WHAT would you cut if you were council leader?

It depends on how the options are presented, and ‘any services I don’t use’ would be many people’s honest answer.

But if Lancashire County Council’s annual survey of residents is to be believed, the county’s museums are most people’s first-choice sacrifice.

According to County Hall’s annual Life in Lancashire panel, 54per cent of people ranked museums at the bottom of the list of options they were given, for the third year in a row.

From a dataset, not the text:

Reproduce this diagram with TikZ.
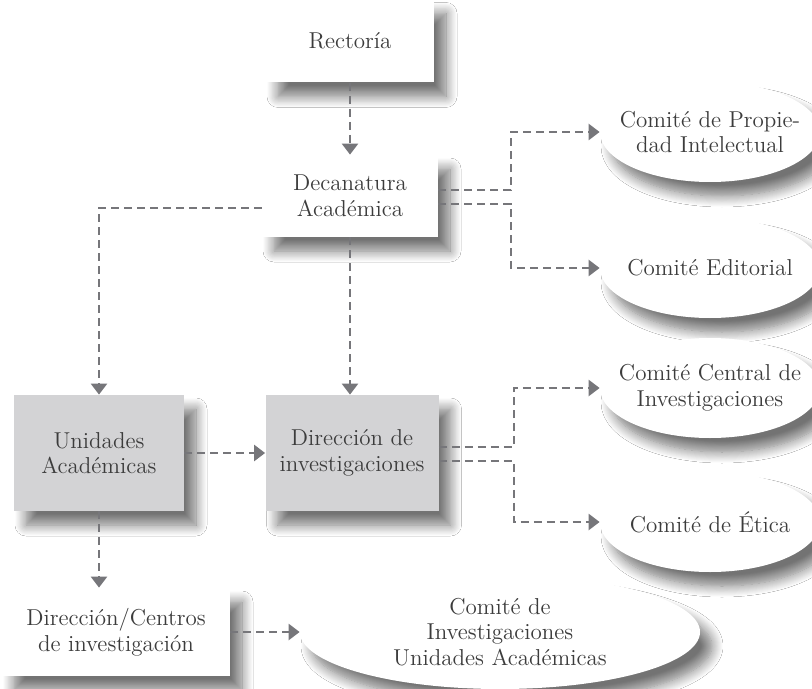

The findings were noted at last week’s cabinet meeting, where finance chief Phil Halsall - soon to become Chief Executive - posed the rhetorical question of who would provide museums if the council pulled out.

Top priorities

Services for older people
Primary and secondary education
Crime prevention.

Lowest priorities

Museums
Country parks, open spaces and picnic sites
Trading standards.

Councillors hardly seemed surprised at the outcome of the survey.

Labour leader Jennifer Mein remarked that the results are the ‘same every year’.

She’s not wrong - the top and bottom three have not changed for the past three years.

The outcome of County Hall’s online ‘you make the cuts’ tool, introduced for the first time this year with the help of the government, will be known in the next few weeks.

As far as the £179million cuts unveiled last week are concerned, there are no obvious reductions in the museums budget - although some may be hidden in the small print, or classed as ‘efficiencies’.

Among the other low-ranked services, parking charges are being introduced for the county’s country parks and picnic sites, and trading standards response times are being increased.

But given that barely any services have escaped the axe in some form, it’s not entirely clear how much impact the 1,972 people who returned their questionnaires have made.